Monday, 16 February 2026

The Animal and the Environment (Gibson, 1979, Chapter 1)

Gibson's first chapter introduces his notion of the environment. This is a distinct level of description from the world according to physics, even though everything in it is still made of physical stuff. The environment is the ecologically-scaled surroundings to an organism, and Gibson lays out some of the key differences between this and the physical world here. Why? Because perceiving is going to be of the environment, and not of the physical world, and as we progress this is what the word 'environment' will mean.

Note: Sabrina also blogged this chapter here.

The environment is what surrounds a perceiving, behaving animal (Gibson rules out plants etc here because they aren't animate and don't have nervous systems; the field has moved back to recognising that intentionality shows up in a lot of ways; Carello et al, 2012Raja & Segundo-Ortín, 2021. But for the moment, we are talking about animals.)

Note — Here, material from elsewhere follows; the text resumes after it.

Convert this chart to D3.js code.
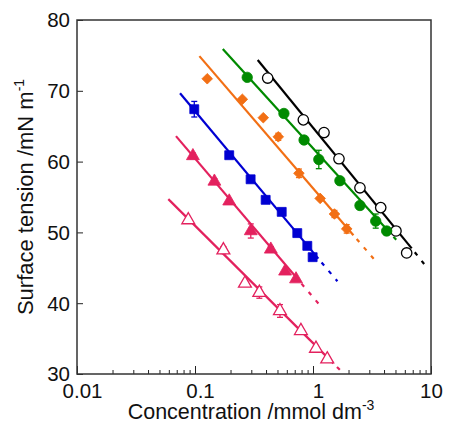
<!DOCTYPE html>
<html lang="en">
<head>
<meta charset="UTF-8">
<title>Surface tension</title>
<style>
  body { margin: 0; background: #fff; }
  text { font-family: "Liberation Sans", Arial, sans-serif; fill: #111; }
</style>
</head>
<body>
<svg id="chart" width="451" height="425"></svg>
<script src="https://d3js.org/d3.v7.min.js"></script>
<script>
// series data (concentration mmol dm-3, surface tension mN m-1, error)
var blackX = [0.413, 0.828, 1.24, 1.66, 2.50, 3.75, 5.05, 6.22];
var blackY = [71.8, 65.9, 64.1, 60.4, 56.3, 53.5, 50.2, 47.1];
var blackE = [0, 0, 0.5, 0, 0, 0, 0, 0];

var greenX = [0.277, 0.567, 0.84, 1.12, 1.69, 2.50, 3.40, 4.21];
var greenY = [71.9, 66.8, 63.05, 60.3, 57.3, 53.8, 51.6, 50.2];
var greenE = [0, 0, 0, 1.3, 0, 0, 1.0, 0.5];

var orangeX = [0.127, 0.252, 0.379, 0.508, 0.76, 1.15, 1.52, 1.93];
var orangeY = [71.7, 68.8, 66.2, 63.5, 58.35, 54.8, 52.6, 50.5];
var orangeE = [0, 0, 0, 0.5, 0.6, 0, 0.5, 0.6];

var blueX = [0.0986, 0.195, 0.296, 0.397, 0.543, 0.736, 0.895, 0.993];
var blueY = [67.4, 60.9, 57.5, 54.6, 52.9, 49.9, 48.1, 46.5];
var blueE = [1.1, 0, 0, 0, 0, 0, 0, 0];

var redX = [0.096, 0.146, 0.195, 0.297, 0.439, 0.58, 0.718];
var redY = [60.8, 57.2, 54.4, 50.2, 47.6, 44.5, 43.4];
var redE = [0.4, 0.4, 0, 1.0, 0.4, 0, 0];

var pinkX = [0.0877, 0.174, 0.265, 0.351, 0.525, 0.79, 1.06, 1.32];
var pinkY = [51.75, 47.5, 42.8, 41.5, 38.9, 36.1, 33.6, 32.1];
var pinkE = [0, 0.5, 0, 0.8, 0.9, 0, 0, 0];

// fitted lines: [x start, x end of solid, x end of dashed], [y at those x]
var blackFitX = [0.34, 6.86, 9.49];   var blackFitY = [74.35, 47.75, 44.8];
var greenFitX = [0.172, 4.5, 5.25];   var greenFitY = [75.9, 49.9, 48.7];
var orangeFitX = [0.109, 2.2, 3.42];  var orangeFitY = [74.9, 49.6, 45.9];
var blueFitX = [0.0747, 1.11, 1.61];  var blueFitY = [69.65, 46.3, 43.1];
var redFitX = [0.069, 0.75, 1.12];    var redFitY = [63.6, 43.3, 39.9];
var pinkFitX = [0.0594, 1.49, 1.81];  var pinkFitY = [54.7, 31.5, 30.1];

var xTicks = [0.01, 0.1, 1, 10];
var yTicks = [30, 40, 50, 60, 70, 80];

var series = [
  {xs: blackX, ys: blackY, es: blackE, fx: blackFitX, fy: blackFitY, color: "#000000", shape: "circle", open: true},
  {xs: greenX, ys: greenY, es: greenE, fx: greenFitX, fy: greenFitY, color: "#008a00", shape: "circle", open: false},
  {xs: orangeX, ys: orangeY, es: orangeE, fx: orangeFitX, fy: orangeFitY, color: "#f26f14", shape: "diamond", open: false},
  {xs: blueX, ys: blueY, es: blueE, fx: blueFitX, fy: blueFitY, color: "#0000d2", shape: "square", open: false},
  {xs: redX, ys: redY, es: redE, fx: redFitX, fy: redFitY, color: "#e3215e", shape: "triangle", open: false},
  {xs: pinkX, ys: pinkY, es: pinkE, fx: pinkFitX, fy: pinkFitY, color: "#e3215e", shape: "triangle", open: true}
];

var svg = d3.select("#chart"),
    m = {left: 77, top: 20, right: 20, bottom: 51},
    w = 451 - m.left - m.right,
    h = 425 - m.top - m.bottom;

var x = d3.scaleLog().domain([0.01, 10]).range([0, w]),
    y = d3.scaleLinear().domain([30, 80]).range([h, 0]);

var g = svg.append("g").attr("transform", "translate(" + m.left + "," + m.top + ")");

g.append("defs").append("clipPath").attr("id", "clip")
  .append("rect").attr("width", w).attr("height", h);

// axes
var minor = [];
[0.01, 0.1, 1].forEach(function (d) {
  for (var k = 2; k <= 9; k++) minor.push(d * k);
});

var xm = g.append("g").attr("transform", "translate(0," + h + ")")
  .call(d3.axisBottom(x).tickValues(minor).tickSize(-4).tickFormat(""));
xm.select(".domain").remove();
xm.selectAll("text").remove();
xm.selectAll("line").attr("stroke", "#222");

var xa = g.append("g").attr("transform", "translate(0," + h + ")")
  .call(d3.axisBottom(x).tickValues(xTicks).tickSize(-8).tickPadding(9)
    .tickFormat(function (d) { return d < 1 ? String(d) : d3.format("d")(d); }));
xa.select(".domain").remove();
xa.selectAll("line").attr("stroke", "#222");
xa.selectAll("text").attr("font-size", 20.5).attr("dy", "0.71em")
  .attr("dx", function (d) { return d < 10 ? 5 : 0; });

var ya = g.append("g")
  .call(d3.axisLeft(y).tickValues(yTicks).tickSize(-6).tickPadding(7));
ya.select(".domain").remove();
ya.selectAll("line").attr("stroke", "#222");
ya.selectAll("text").attr("font-size", 20.5).attr("dy", "0.34em");

g.append("rect").attr("width", w).attr("height", h)
  .attr("fill", "none").attr("stroke", "#333").attr("stroke-width", 1.5);

// fit lines
var line = d3.line().x(function (d) { return x(d[0]); }).y(function (d) { return y(d[1]); });
var plot = g.append("g").attr("clip-path", "url(#clip)");

series.forEach(function (s) {
  plot.append("path").attr("d", line([[s.fx[0], s.fy[0]], [s.fx[1], s.fy[1]]]))
    .attr("stroke", s.color).attr("stroke-width", 2.2).attr("fill", "none");
  plot.append("path").attr("d", line([[s.fx[1], s.fy[1]], [s.fx[2], s.fy[2]]]))
    .attr("stroke", s.color).attr("stroke-width", 2.2).attr("fill", "none")
    .attr("stroke-dasharray", "4,7").attr("stroke-dashoffset", -5);
});

// error bars and markers
var shapes = {
  circle: d3.symbol().type(d3.symbolCircle).size(85),
  diamond: d3.symbol().type(d3.symbolSquare).size(56),
  square: d3.symbol().type(d3.symbolSquare).size(80),
  triangle: d3.symbol().type(d3.symbolTriangle).size(72)
};

series.forEach(function (s) {
  var pts = s.xs.map(function (v, i) { return {x: v, y: s.ys[i], e: s.es[i]}; });
  var eb = g.append("g").attr("stroke", s.color).attr("stroke-width", 1.3);
  pts.filter(function (p) { return p.e > 0; }).forEach(function (p) {
    var cx = x(p.x);
    eb.append("line").attr("x1", cx).attr("x2", cx).attr("y1", y(p.y - p.e)).attr("y2", y(p.y + p.e));
    eb.append("line").attr("x1", cx - 3).attr("x2", cx + 3).attr("y1", y(p.y - p.e)).attr("y2", y(p.y - p.e));
    eb.append("line").attr("x1", cx - 3).attr("x2", cx + 3).attr("y1", y(p.y + p.e)).attr("y2", y(p.y + p.e));
  });
  g.append("g").selectAll("path").data(pts).enter().append("path")
    .attr("d", shapes[s.shape])
    .attr("transform", function (p) {
      return "translate(" + x(p.x) + "," + y(p.y) + ")" + (s.shape === "diamond" ? " rotate(45)" : "");
    })
    .attr("fill", s.open ? "#fff" : s.color)
    .attr("stroke", s.color)
    .attr("stroke-width", s.open ? 1.3 : 0.8);
});

// axis titles
var xt = svg.append("text").attr("x", m.left + w / 2 - 3).attr("y", 419)
  .attr("text-anchor", "middle").attr("font-size", 21.5);
xt.append("tspan").text("Concentration /mmol dm");
xt.append("tspan").attr("font-size", 14).attr("dy", -9).text("-3");

var yt = svg.append("text")
  .attr("transform", "translate(33," + (m.top + h / 2) + ") rotate(-90)")
  .attr("text-anchor", "middle").attr("font-size", 22);
yt.append("tspan").text("Surface tension /mN m");
yt.append("tspan").attr("font-size", 14).attr("dy", -9).text("-1");
</script>
</body>
</html>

There are two senses of the environment; that which is common to all organisms, and that which is specific to an individual organism. (He hints that he will address this with reference to the fact animals can move; see Chapter 3). So there is an ambiguity to the word already (see Baggs & Chemero, 2020, who suggest 'habitat' and 'Umwelt' for the two senses) but for now, the important thing is that an environment implies an organism (and vice versa) in a way that 'physical world' does not - there is a mutuality. Before there was life on Earth, the surface was not an environment; it was just a potential environment, made of geology. Perception and behaviour are going to work with respect to environments, and not worlds. 

One of the side effects of approaching the environment this way is that it does not have distinct, identifiable and 'correct' units of space or time. In terms of space, there are nested scales of structure, each with their own metrics (leaves (cm) are nested in trees (m) which are nested in forests (km), for example). In terms of space, there are nested scales of events (hungry/not hungry cycles (hours) nested in sleep wake cycles (days) nested in changes in the passage of sun overhead (years), for example). There is structure, and regularity, but there is nothing atomic to build perception of environments out of. Perception and behaviour are going to have to work with respect to the multiple natural units of 'space' and 'time', rather than with space and time as considered in physics. 

To replace space and time, Gibson will talk about persistence and change. An environment exhibits both - it must, or it cannot be an environment. Both are relative terms; persistence depends on the materials involved, for instance. A solid object might persist for a long time, but once melted it ceases to exist in the environment of an animal. The matter continues to exist, but that is a fact from the wrong level of analysis for perception. Objects can disappear because they have melted or otherwise implode, or because they have gone out of sight behind another object. Ecologically, these are two distinct events and are perceived as such (see Chapter 11). 

Finally, motion in environments is complex; not the abstract points and forces of Newton, but complex changes of structure. 

Summary

Gibson is laying out the ecological scale of analysis. This is not more or less true than the scales of physics analysis, but it is the correct scale for explaining perception and behaving because those thing happen at that scale. Animals inhabit environments, not physical worlds.